* What is needed
Copy exactly the lines that run from the top of the listing to the line containing "ax.xaxis.label.set_x((349 - 98) / 477)", both ends included, and omit the pictures.

* Data shown
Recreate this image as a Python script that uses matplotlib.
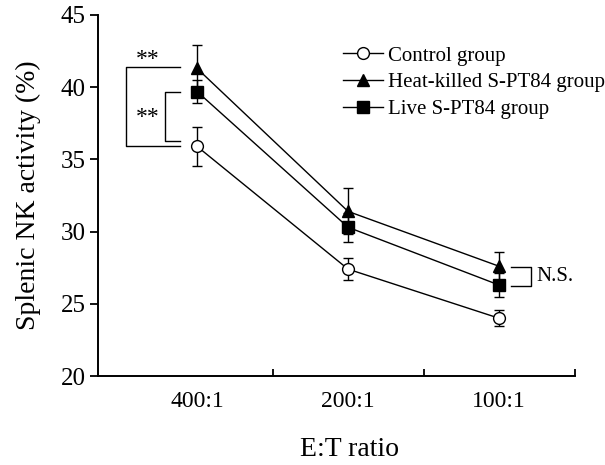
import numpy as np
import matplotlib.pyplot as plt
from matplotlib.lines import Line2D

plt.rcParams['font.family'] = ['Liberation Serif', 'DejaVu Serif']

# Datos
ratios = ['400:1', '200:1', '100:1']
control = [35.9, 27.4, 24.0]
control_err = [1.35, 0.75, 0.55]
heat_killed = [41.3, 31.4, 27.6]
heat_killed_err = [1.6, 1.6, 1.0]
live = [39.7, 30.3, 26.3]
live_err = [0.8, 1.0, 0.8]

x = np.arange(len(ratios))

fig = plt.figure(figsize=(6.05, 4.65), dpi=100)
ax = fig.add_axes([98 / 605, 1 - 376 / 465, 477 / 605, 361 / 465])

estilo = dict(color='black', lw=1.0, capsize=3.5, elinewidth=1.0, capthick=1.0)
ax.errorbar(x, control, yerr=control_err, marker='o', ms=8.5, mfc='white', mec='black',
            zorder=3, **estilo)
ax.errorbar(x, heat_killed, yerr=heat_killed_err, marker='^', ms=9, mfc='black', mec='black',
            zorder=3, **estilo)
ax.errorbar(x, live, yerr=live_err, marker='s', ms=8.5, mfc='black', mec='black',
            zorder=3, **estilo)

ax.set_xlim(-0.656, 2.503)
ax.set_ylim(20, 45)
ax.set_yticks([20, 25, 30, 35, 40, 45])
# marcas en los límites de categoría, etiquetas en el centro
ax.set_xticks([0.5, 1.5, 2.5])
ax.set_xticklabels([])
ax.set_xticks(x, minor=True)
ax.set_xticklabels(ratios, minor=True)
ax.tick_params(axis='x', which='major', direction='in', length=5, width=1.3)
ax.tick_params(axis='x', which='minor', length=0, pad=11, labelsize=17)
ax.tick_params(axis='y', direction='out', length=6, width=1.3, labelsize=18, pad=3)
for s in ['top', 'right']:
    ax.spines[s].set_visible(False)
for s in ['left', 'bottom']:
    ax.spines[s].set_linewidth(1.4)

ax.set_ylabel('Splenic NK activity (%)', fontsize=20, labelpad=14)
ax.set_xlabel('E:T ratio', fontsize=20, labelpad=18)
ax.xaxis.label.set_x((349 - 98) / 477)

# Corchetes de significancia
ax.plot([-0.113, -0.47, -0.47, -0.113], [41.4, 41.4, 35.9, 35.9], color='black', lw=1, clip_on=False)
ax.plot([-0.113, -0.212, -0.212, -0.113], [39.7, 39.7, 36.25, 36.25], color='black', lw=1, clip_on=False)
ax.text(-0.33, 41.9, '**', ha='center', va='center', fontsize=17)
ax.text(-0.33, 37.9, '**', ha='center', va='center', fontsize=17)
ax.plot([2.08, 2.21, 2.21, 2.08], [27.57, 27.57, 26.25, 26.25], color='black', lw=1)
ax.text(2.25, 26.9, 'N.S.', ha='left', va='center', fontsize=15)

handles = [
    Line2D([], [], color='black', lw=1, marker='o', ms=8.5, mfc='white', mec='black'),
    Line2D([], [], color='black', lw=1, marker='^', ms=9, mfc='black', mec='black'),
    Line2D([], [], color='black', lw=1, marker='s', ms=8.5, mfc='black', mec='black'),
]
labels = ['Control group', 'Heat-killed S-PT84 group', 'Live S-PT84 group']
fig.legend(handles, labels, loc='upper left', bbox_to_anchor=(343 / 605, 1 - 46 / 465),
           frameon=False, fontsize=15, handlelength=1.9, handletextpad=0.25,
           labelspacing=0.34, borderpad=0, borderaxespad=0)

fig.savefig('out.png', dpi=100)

* Finished task
Recreate this image as a Python script that uses matplotlib.
import numpy as np
import matplotlib.pyplot as plt
from matplotlib.lines import Line2D

plt.rcParams['font.family'] = ['Liberation Serif', 'DejaVu Serif']

# Datos
ratios = ['400:1', '200:1', '100:1']
control = [35.9, 27.4, 24.0]
control_err = [1.35, 0.75, 0.55]
heat_killed = [41.3, 31.4, 27.6]
heat_killed_err = [1.6, 1.6, 1.0]
live = [39.7, 30.3, 26.3]
live_err = [0.8, 1.0, 0.8]

x = np.arange(len(ratios))

fig = plt.figure(figsize=(6.05, 4.65), dpi=100)
ax = fig.add_axes([98 / 605, 1 - 376 / 465, 477 / 605, 361 / 465])

estilo = dict(color='black', lw=1.0, capsize=3.5, elinewidth=1.0, capthick=1.0)
ax.errorbar(x, control, yerr=control_err, marker='o', ms=8.5, mfc='white', mec='black',
            zorder=3, **estilo)
ax.errorbar(x, heat_killed, yerr=heat_killed_err, marker='^', ms=9, mfc='black', mec='black',
            zorder=3, **estilo)
ax.errorbar(x, live, yerr=live_err, marker='s', ms=8.5, mfc='black', mec='black',
            zorder=3, **estilo)

ax.set_xlim(-0.656, 2.503)
ax.set_ylim(20, 45)
ax.set_yticks([20, 25, 30, 35, 40, 45])
# marcas en los límites de categoría, etiquetas en el centro
ax.set_xticks([0.5, 1.5, 2.5])
ax.set_xticklabels([])
ax.set_xticks(x, minor=True)
ax.set_xticklabels(ratios, minor=True)
ax.tick_params(axis='x', which='major', direction='in', length=5, width=1.3)
ax.tick_params(axis='x', which='minor', length=0, pad=11, labelsize=17)
ax.tick_params(axis='y', direction='out', length=6, width=1.3, labelsize=18, pad=3)
for s in ['top', 'right']:
    ax.spines[s].set_visible(False)
for s in ['left', 'bottom']:
    ax.spines[s].set_linewidth(1.4)

ax.set_ylabel('Splenic NK activity (%)', fontsize=20, labelpad=14)
ax.set_xlabel('E:T ratio', fontsize=20, labelpad=18)
ax.xaxis.label.set_x((349 - 98) / 477)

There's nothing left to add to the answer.